— START SUPPLIED DATA —

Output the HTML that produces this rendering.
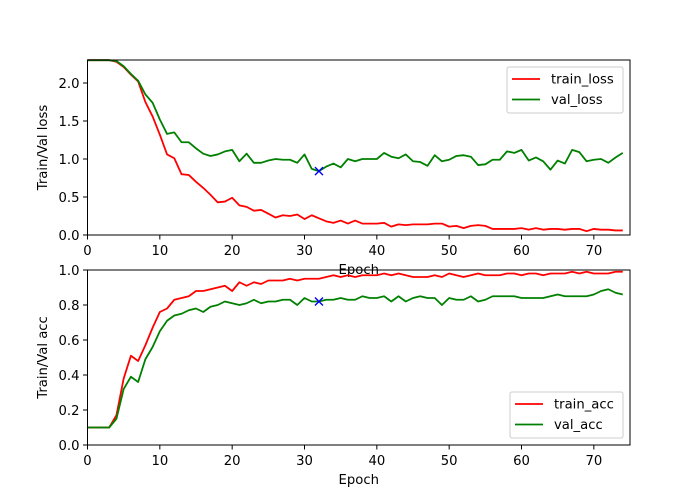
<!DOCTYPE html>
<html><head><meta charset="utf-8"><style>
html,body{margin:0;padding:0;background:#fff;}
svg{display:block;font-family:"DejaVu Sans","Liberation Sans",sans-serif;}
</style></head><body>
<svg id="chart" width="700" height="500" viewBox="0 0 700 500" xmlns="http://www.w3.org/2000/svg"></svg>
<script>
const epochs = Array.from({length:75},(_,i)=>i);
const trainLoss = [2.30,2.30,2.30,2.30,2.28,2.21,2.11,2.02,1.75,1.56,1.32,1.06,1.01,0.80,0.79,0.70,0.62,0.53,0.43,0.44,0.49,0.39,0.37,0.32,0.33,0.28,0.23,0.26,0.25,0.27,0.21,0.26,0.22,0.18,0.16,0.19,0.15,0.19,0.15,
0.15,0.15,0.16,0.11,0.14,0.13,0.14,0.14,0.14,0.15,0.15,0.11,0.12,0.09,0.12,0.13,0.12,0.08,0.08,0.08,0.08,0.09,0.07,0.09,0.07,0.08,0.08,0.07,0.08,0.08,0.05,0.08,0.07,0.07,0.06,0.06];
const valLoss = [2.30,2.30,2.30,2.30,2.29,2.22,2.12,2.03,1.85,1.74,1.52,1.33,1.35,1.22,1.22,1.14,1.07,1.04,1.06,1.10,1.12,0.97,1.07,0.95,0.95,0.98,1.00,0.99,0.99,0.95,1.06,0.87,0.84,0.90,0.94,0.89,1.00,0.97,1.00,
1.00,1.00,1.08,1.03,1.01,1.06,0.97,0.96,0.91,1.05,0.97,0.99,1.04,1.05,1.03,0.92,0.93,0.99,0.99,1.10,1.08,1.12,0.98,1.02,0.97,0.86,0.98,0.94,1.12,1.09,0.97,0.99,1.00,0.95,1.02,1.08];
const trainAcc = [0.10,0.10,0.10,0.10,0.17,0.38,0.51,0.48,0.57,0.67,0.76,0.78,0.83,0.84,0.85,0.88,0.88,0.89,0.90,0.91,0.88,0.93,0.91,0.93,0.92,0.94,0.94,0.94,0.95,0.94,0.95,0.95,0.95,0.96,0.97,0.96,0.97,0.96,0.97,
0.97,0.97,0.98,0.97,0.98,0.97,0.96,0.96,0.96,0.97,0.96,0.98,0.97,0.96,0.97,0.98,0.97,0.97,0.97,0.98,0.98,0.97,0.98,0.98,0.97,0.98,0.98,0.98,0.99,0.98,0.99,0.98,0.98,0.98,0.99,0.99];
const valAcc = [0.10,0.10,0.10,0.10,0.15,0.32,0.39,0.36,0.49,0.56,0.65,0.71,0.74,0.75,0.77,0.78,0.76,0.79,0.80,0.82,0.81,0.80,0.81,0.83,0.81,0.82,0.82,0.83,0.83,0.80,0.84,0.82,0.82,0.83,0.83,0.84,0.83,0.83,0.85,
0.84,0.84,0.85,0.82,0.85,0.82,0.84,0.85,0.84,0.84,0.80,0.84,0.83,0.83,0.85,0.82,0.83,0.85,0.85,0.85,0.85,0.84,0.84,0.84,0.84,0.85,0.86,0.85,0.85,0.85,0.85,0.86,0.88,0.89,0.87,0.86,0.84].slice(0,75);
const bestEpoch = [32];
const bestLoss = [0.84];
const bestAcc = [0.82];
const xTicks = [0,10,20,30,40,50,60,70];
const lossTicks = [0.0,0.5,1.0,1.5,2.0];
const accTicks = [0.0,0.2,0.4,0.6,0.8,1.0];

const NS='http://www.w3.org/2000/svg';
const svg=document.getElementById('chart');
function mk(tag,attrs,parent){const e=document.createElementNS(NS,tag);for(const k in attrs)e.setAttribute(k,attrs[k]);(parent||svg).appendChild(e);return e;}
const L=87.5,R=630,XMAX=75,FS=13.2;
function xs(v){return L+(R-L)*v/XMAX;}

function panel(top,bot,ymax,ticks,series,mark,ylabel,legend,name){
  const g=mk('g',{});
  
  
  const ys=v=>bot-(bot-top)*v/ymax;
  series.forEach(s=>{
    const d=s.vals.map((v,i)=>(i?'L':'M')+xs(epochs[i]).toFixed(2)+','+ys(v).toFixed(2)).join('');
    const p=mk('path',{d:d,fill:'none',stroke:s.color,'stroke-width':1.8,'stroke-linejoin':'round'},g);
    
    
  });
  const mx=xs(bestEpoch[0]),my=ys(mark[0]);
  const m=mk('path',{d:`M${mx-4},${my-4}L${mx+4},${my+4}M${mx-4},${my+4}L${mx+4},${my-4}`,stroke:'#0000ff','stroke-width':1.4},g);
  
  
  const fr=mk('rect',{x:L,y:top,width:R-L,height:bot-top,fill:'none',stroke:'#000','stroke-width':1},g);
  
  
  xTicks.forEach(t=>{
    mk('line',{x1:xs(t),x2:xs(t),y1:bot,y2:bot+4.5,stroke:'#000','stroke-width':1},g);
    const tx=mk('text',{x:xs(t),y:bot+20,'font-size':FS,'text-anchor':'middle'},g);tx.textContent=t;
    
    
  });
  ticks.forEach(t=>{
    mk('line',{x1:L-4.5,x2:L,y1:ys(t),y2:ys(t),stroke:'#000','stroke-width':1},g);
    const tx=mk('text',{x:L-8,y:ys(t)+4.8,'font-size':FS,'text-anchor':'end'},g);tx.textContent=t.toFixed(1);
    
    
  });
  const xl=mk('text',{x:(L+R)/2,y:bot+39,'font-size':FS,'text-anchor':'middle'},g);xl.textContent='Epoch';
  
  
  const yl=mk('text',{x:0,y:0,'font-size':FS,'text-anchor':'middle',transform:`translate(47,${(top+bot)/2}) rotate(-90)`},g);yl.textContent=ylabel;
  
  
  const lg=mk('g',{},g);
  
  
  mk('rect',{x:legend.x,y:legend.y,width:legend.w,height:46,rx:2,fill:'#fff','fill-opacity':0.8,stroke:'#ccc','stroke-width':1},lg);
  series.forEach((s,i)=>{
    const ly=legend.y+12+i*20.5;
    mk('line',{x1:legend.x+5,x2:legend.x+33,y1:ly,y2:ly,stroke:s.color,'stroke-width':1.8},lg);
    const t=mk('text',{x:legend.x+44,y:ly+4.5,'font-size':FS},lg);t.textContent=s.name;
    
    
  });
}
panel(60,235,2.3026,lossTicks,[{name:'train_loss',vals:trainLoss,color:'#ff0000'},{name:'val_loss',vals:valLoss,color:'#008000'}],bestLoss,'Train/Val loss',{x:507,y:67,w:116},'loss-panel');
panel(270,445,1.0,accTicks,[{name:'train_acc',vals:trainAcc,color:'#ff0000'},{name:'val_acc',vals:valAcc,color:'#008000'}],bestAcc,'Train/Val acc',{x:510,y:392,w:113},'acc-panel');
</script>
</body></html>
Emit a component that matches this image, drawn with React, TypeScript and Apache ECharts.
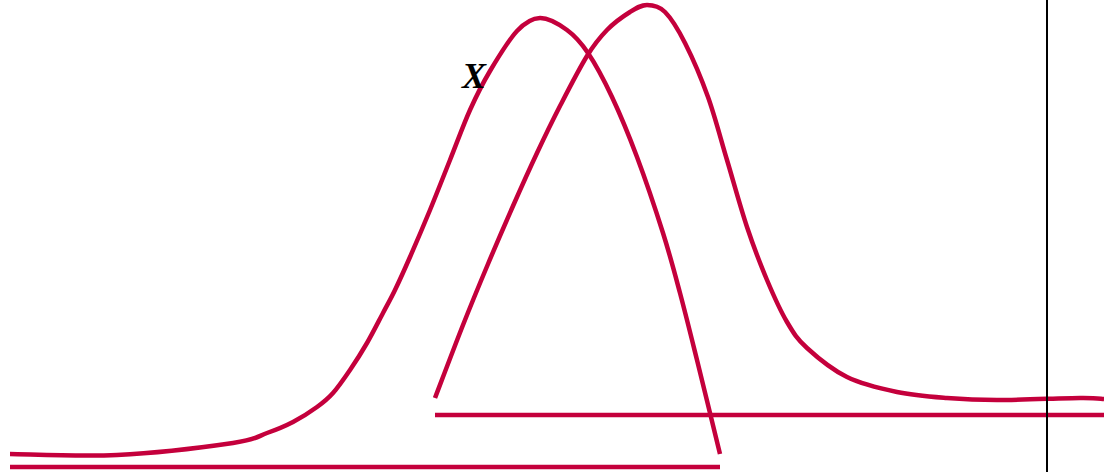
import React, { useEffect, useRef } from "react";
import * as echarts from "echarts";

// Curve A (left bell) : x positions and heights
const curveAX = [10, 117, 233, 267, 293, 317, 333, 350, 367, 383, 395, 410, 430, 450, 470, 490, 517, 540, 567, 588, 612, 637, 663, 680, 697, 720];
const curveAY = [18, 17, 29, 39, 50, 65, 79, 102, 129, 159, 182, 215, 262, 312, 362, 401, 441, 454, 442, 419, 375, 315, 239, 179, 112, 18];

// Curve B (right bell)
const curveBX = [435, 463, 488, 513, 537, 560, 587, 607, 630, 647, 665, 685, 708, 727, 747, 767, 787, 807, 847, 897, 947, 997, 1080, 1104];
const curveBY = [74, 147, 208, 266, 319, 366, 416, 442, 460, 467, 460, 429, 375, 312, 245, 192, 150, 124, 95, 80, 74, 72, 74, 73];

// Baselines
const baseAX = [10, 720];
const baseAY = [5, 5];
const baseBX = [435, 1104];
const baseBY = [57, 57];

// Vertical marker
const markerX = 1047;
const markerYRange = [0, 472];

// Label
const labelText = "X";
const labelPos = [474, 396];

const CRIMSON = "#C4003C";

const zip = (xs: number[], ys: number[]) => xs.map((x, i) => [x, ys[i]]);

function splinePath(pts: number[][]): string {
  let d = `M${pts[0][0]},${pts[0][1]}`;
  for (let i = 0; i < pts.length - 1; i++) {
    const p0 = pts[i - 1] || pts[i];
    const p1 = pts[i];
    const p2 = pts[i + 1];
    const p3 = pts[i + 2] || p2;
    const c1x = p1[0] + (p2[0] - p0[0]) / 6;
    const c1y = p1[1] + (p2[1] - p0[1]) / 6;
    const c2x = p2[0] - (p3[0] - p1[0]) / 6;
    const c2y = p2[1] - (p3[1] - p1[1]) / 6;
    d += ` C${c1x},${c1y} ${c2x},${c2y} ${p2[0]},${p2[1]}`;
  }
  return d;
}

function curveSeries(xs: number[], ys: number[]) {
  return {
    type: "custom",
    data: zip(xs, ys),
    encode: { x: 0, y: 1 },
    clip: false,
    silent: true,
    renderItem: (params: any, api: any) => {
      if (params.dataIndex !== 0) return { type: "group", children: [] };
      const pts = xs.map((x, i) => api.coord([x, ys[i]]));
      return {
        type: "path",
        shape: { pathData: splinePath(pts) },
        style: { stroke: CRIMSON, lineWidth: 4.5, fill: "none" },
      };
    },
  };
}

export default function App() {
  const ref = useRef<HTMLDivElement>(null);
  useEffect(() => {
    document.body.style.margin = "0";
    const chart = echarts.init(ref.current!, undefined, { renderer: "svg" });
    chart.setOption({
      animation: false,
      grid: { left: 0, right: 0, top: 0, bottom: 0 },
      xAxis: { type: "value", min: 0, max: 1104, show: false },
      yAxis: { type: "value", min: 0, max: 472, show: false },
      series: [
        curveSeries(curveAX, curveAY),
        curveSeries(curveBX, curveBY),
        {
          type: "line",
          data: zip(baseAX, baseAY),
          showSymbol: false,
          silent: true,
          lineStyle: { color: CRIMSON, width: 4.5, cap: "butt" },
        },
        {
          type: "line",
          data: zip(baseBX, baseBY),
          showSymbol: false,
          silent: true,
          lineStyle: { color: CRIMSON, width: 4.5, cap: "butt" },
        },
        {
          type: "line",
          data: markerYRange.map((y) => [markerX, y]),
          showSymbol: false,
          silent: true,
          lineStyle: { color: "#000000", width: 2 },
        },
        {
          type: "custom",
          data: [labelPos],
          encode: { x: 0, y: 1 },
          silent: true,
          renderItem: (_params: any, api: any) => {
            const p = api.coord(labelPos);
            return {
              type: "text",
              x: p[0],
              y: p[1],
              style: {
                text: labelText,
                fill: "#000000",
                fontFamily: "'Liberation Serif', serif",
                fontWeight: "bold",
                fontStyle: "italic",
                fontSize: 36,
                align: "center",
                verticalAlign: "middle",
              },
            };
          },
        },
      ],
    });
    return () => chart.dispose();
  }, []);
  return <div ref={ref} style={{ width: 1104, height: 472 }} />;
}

— END SUPPLIED DATA —

TASK: Go back to the listing above and reproduce, exactly, the stretch from the line bearing "Emit a component" through the line bearing "72, 74, 73];", without its pictures.

ANSWER TO THIS EXERCISE:
Emit a component that matches this image, drawn with React, TypeScript and Apache ECharts.
import React, { useEffect, useRef } from "react";
import * as echarts from "echarts";

// Curve A (left bell) : x positions and heights
const curveAX = [10, 117, 233, 267, 293, 317, 333, 350, 367, 383, 395, 410, 430, 450, 470, 490, 517, 540, 567, 588, 612, 637, 663, 680, 697, 720];
const curveAY = [18, 17, 29, 39, 50, 65, 79, 102, 129, 159, 182, 215, 262, 312, 362, 401, 441, 454, 442, 419, 375, 315, 239, 179, 112, 18];

// Curve B (right bell)
const curveBX = [435, 463, 488, 513, 537, 560, 587, 607, 630, 647, 665, 685, 708, 727, 747, 767, 787, 807, 847, 897, 947, 997, 1080, 1104];
const curveBY = [74, 147, 208, 266, 319, 366, 416, 442, 460, 467, 460, 429, 375, 312, 245, 192, 150, 124, 95, 80, 74, 72, 74, 73];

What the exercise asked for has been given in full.